» WORK TO COMPLETE
Pictures are not part of the copy. Retype the lines from the first one through the line that contains "plt.rcParams['font.family'] = ['Open".

++++

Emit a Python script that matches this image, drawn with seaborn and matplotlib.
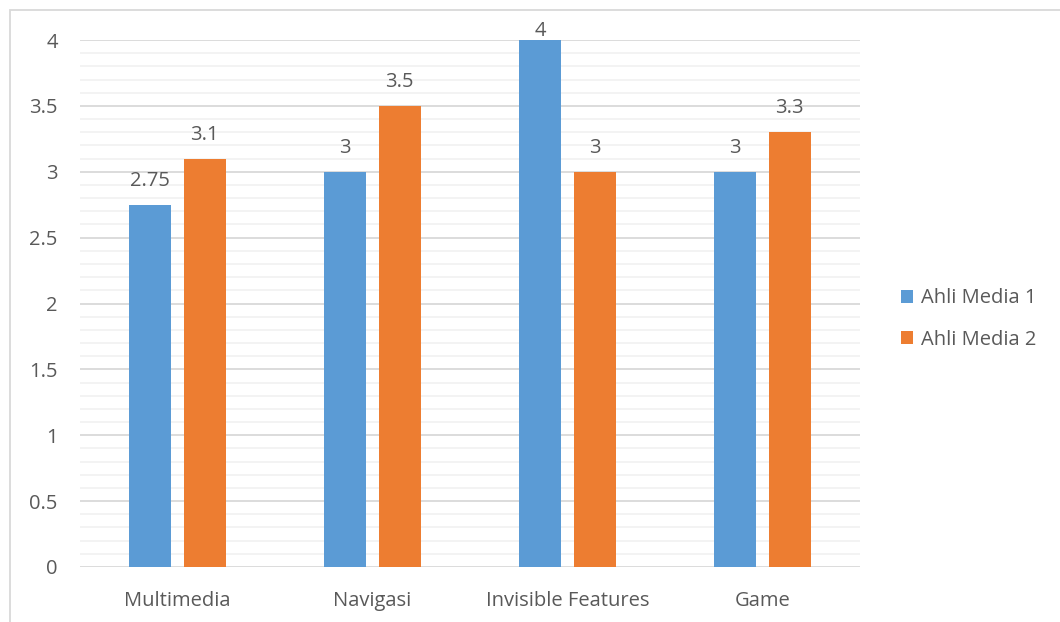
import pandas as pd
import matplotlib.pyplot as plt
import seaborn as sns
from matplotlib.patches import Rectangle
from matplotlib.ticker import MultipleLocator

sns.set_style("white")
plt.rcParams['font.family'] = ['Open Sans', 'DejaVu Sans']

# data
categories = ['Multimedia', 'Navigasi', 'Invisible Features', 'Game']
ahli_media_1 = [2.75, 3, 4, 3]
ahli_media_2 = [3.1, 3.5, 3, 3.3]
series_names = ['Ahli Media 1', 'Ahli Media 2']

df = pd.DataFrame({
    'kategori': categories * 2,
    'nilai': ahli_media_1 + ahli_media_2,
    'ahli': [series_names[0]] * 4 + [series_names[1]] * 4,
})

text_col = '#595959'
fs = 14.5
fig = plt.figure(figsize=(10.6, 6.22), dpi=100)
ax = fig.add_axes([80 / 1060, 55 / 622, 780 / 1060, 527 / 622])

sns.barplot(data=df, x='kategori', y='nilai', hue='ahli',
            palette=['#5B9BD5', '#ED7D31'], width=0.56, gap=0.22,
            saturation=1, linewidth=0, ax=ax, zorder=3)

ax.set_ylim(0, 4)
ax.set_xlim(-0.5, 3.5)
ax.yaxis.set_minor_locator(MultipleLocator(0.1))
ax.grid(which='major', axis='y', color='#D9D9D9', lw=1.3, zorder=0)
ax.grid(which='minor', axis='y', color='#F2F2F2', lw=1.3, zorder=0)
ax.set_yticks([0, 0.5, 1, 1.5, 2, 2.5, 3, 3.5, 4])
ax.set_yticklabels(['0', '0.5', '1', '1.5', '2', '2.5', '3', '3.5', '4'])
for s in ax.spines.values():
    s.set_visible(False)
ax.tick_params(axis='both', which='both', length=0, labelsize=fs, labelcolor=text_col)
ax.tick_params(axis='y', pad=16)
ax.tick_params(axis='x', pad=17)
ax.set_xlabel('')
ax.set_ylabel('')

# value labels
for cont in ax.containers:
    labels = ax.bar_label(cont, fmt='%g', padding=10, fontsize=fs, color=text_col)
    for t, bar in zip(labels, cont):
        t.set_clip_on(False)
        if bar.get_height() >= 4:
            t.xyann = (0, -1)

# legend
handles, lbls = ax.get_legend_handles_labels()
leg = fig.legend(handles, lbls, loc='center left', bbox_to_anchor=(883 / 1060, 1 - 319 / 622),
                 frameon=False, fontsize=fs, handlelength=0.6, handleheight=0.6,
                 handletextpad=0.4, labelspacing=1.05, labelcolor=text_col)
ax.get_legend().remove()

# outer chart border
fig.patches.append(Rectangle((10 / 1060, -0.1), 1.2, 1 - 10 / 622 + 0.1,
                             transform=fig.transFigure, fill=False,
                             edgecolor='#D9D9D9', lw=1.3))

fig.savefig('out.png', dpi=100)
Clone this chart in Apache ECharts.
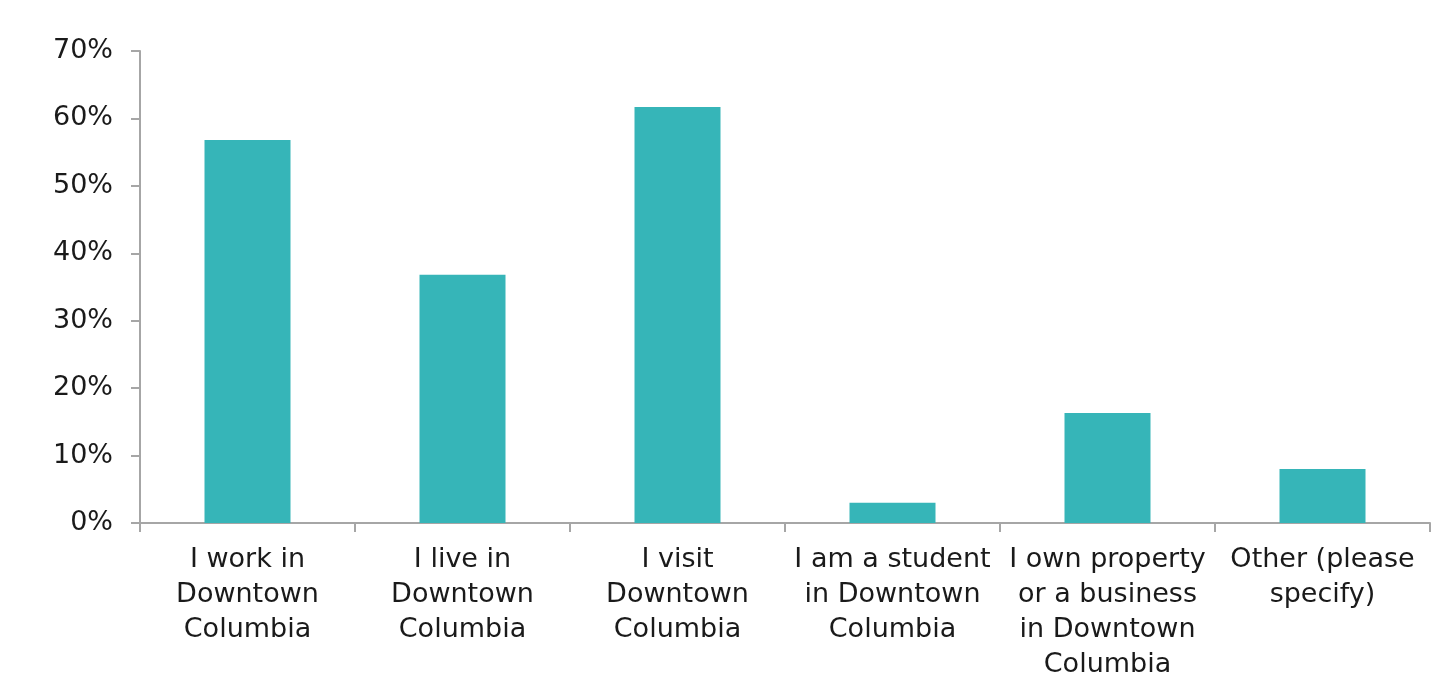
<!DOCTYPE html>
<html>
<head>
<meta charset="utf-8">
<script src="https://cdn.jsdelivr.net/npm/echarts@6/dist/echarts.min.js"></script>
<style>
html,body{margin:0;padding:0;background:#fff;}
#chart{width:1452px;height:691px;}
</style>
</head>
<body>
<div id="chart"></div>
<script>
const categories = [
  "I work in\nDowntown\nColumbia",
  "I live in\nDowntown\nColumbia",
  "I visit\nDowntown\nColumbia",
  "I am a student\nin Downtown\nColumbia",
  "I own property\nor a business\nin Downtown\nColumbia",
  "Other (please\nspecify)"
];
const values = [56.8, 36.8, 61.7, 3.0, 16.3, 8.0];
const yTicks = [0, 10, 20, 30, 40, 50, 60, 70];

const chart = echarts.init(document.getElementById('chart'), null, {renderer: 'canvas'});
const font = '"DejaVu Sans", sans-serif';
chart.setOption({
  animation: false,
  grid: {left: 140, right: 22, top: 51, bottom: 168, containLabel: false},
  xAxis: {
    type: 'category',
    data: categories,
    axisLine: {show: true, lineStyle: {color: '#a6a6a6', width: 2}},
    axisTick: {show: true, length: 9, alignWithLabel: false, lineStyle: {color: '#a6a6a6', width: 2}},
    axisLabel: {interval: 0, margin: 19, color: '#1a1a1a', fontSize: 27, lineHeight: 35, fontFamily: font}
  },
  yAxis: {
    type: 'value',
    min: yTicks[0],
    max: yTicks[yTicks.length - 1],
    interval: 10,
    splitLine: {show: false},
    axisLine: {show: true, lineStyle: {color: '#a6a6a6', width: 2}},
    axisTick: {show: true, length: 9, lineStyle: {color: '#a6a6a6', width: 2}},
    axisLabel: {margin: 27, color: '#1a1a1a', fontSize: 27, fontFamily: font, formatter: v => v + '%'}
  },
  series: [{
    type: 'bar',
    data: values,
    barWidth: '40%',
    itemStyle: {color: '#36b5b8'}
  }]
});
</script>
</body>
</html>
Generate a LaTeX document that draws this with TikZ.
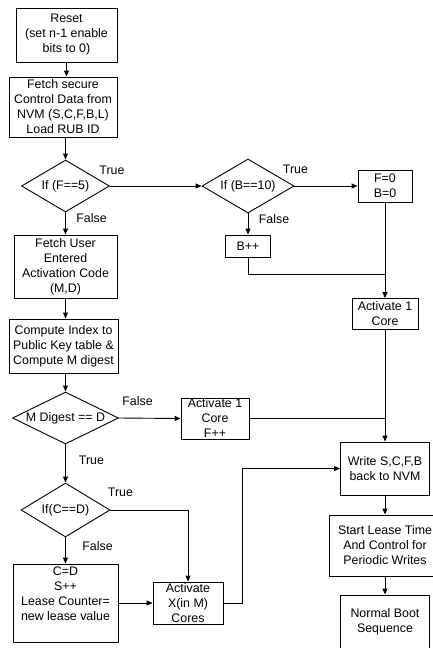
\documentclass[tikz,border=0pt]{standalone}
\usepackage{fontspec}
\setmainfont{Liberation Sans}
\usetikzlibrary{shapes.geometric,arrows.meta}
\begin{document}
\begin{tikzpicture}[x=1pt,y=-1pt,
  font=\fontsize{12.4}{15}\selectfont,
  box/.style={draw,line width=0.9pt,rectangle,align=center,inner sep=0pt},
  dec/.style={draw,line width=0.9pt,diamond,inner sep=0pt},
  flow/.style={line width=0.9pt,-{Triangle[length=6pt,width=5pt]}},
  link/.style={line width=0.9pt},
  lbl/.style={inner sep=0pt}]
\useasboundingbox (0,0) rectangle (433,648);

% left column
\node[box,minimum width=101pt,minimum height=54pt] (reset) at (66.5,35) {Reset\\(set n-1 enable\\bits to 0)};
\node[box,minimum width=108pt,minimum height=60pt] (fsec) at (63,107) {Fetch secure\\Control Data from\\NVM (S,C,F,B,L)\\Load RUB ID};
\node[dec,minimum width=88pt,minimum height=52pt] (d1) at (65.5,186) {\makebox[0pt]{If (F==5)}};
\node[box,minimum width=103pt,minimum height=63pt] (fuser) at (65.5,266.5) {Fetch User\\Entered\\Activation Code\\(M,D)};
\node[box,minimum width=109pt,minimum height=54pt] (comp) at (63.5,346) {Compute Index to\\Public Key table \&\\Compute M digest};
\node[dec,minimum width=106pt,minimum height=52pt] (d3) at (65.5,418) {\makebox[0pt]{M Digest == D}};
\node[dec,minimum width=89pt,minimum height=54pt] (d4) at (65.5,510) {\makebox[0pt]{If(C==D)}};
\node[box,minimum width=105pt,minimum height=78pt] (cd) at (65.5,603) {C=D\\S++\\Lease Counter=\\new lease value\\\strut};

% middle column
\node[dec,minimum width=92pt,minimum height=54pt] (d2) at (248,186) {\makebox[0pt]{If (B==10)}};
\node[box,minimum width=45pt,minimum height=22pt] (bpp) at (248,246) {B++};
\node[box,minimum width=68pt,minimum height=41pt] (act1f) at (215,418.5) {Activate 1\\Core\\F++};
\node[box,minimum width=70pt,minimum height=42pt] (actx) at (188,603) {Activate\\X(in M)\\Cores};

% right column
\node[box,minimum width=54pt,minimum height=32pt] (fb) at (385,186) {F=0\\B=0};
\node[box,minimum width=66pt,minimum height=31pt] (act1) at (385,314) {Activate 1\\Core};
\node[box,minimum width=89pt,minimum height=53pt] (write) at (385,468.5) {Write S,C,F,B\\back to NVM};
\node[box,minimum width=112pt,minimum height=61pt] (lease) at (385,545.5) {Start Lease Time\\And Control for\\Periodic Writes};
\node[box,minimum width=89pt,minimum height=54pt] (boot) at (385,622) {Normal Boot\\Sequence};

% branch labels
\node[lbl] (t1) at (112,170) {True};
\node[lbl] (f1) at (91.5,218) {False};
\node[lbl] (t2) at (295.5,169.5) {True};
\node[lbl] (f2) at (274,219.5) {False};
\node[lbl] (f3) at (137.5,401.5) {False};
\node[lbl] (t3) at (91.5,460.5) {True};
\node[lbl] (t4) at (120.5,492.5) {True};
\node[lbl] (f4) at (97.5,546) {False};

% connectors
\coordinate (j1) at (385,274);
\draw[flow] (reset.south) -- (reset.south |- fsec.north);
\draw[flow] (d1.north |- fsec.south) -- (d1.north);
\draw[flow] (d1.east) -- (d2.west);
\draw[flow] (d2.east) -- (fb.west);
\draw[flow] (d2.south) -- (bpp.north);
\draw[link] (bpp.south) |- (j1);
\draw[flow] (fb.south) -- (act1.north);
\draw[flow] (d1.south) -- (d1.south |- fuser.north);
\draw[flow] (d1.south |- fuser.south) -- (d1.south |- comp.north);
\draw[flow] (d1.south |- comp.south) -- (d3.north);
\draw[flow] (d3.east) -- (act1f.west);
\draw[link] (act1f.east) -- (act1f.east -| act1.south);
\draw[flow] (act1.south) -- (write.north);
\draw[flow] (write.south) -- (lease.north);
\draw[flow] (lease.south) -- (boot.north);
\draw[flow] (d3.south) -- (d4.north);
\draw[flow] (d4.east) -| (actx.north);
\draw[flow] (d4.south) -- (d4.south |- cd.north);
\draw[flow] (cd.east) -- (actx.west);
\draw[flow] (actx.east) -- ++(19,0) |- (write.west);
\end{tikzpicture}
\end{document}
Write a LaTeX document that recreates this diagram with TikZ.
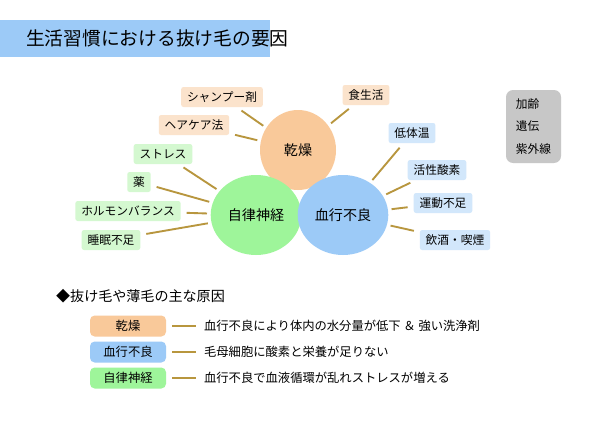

++++

» SOLUTION TO THE PROBLEM
Emit a Python script that matches this image, drawn with seaborn and matplotlib.
import pandas as pd
import matplotlib.pyplot as plt
import seaborn as sns
from matplotlib.patches import Rectangle
from matplotlib.ticker import MultipleLocator

sns.set_style("white")
plt.rcParams['font.family'] = ['Open Sans', 'DejaVu Sans']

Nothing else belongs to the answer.